Kingsnorth responds to Lifton’s Lynas and Molycorp update

Note from the Publisher: I have Professor Dudley J. Kingsnorth’s update on the rare earth industry, he graciously mailed us that we received last week titled The Rare Earths Industry: Marking Time. Currently in preparation for a summary article for our InvestorIntel readers, we noted the following commentary underneath Jack Lifton’s article Dudley posted earlier this morning. Due to the length of his response, I have elected to post this as a stand-alone commentary for our audience review and debate.

Professor Kingsnorth: “I am not sure what Leader Myths with Respect to Lynas and Molycorp that Jack has debunked (click here to access Jack Lifton article), but the facts are:

  1. Mountain Pass and Mt Weld are the only non-Chinese rare earths projects that have been constructed in the last 10 years.
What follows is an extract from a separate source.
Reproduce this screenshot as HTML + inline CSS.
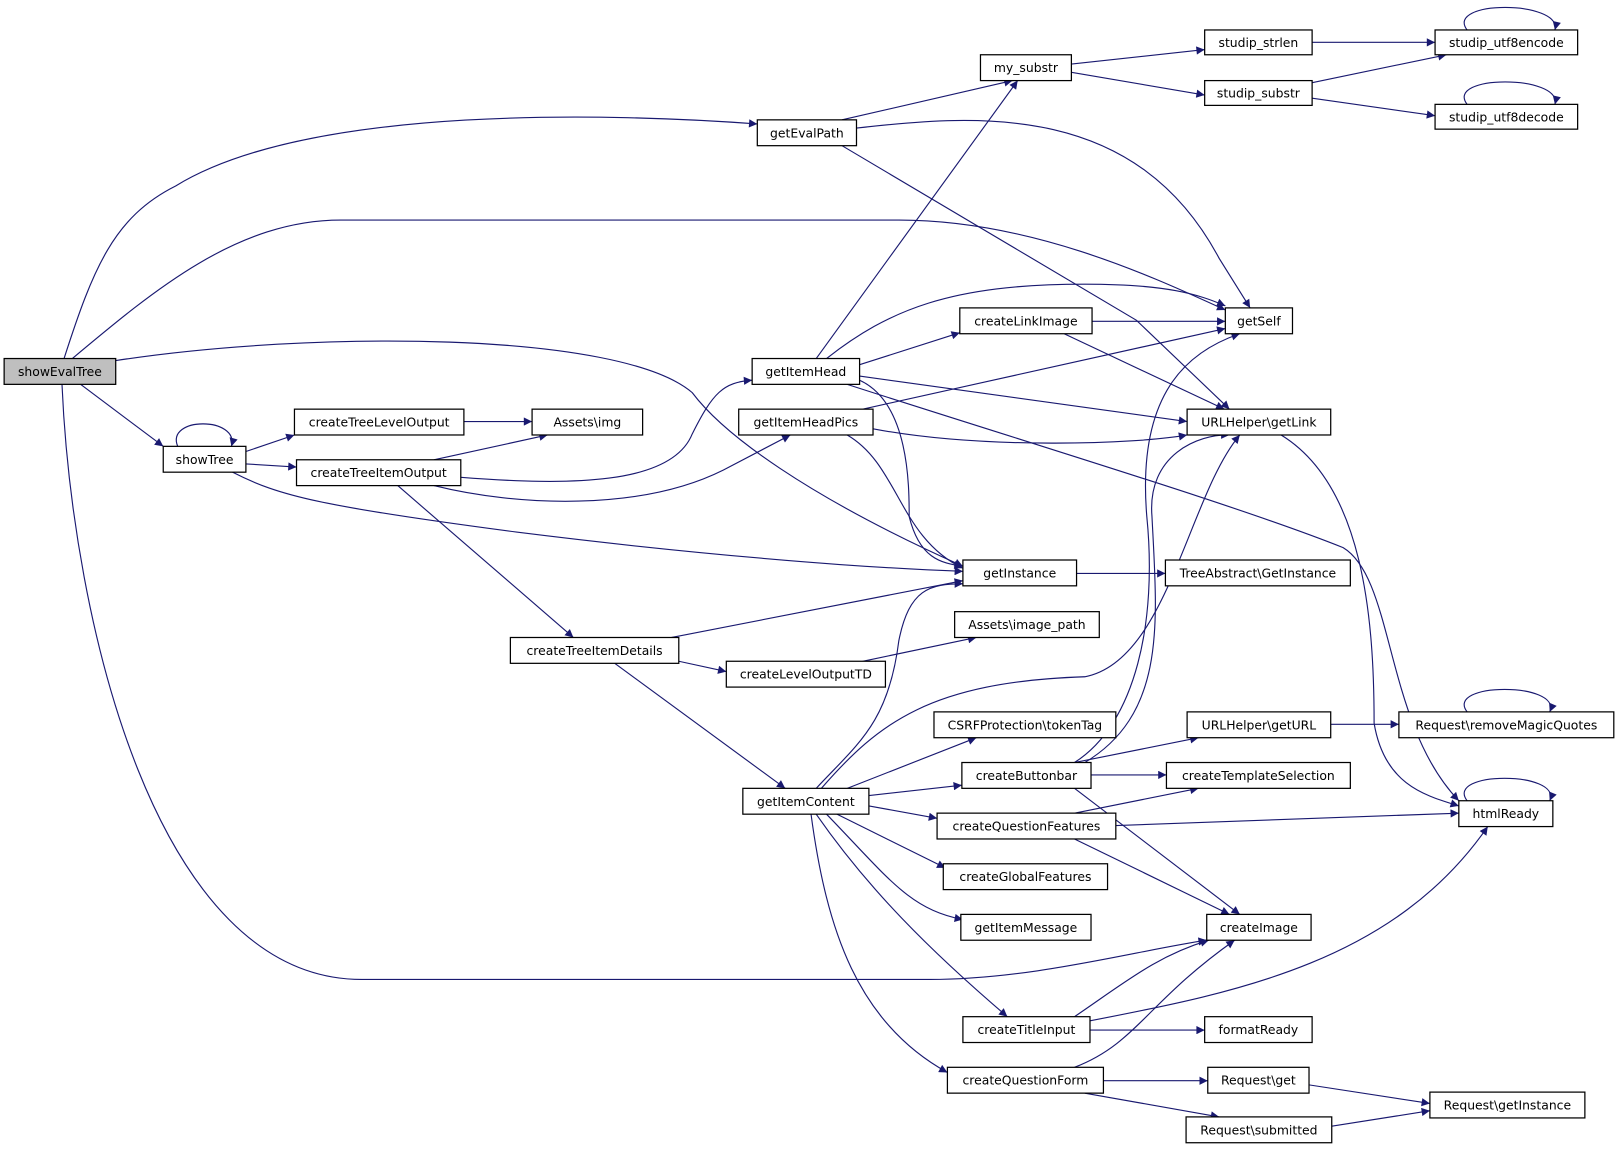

No other project has achieved full approval (financial and environmental), let alone have the funding in place and commenced construction. So, by my reckoning Lynas and Mountain Pass are Leaders.
  2. LREEs also include neodymium and praseodymium, for which supply is tight short supply. So, while acknowledging that there are large surpluses of cerium and lanthanum, the potential shortages of these ‘magnetic’ rare earths cannot be ignored. No comment from Jack.
  3. I chose my words carefully in stating that to restore confidence in the rare earths sector in the immediate term Molycorp and Lynas have to demonstrate that rare earths production is viable in terms of generating a positive cash flow. Whether this cash flow represents an acceptable return on the capital invested or is adequate in terms of paying off debt is another issue. There are many instances in which the early pioneers of a ‘new’ project have gone out of business due to large debt, but have subsequently been taken over/purchased by an organisation at a fraction of the debt and then been turned around.
  4. Molycorp has been in the rare earths business for over 50 years, while Solvay/Rhodia (who are providing technology to Lynas) have also been in the business for over 50 years. Rare earths processing is a complex business as shown by the extended start-up times at Mountain Pass and the LAMP at Gebeng. I am not aware of any technology arrangement in place at this moment in time by any of the companies/projects identified by Jack that would provide the confidence required for investors to consider investing in them. So, in terms of technology Molycorp and Lynas/Solvay are Leaders.
  5. Similarly, Molycorp and Lynas are selling/shipping product from their operations; in total in excess of $500 million. This would seem to contradict Jack’s comment that that they are not qualified suppliers; the issue of a ‘premium’ is all part of negotiating a supply agreement which are confidential and is therefore irrelevant as the majority of sales are B2B. To my knowledge none of the projects identified by Jack have any contracts of supply in place that would underwrite financing, let alone sold $1 worth of rare earths to an industry specification. This would seem to indicate some leadership by Molycorp and Lynas.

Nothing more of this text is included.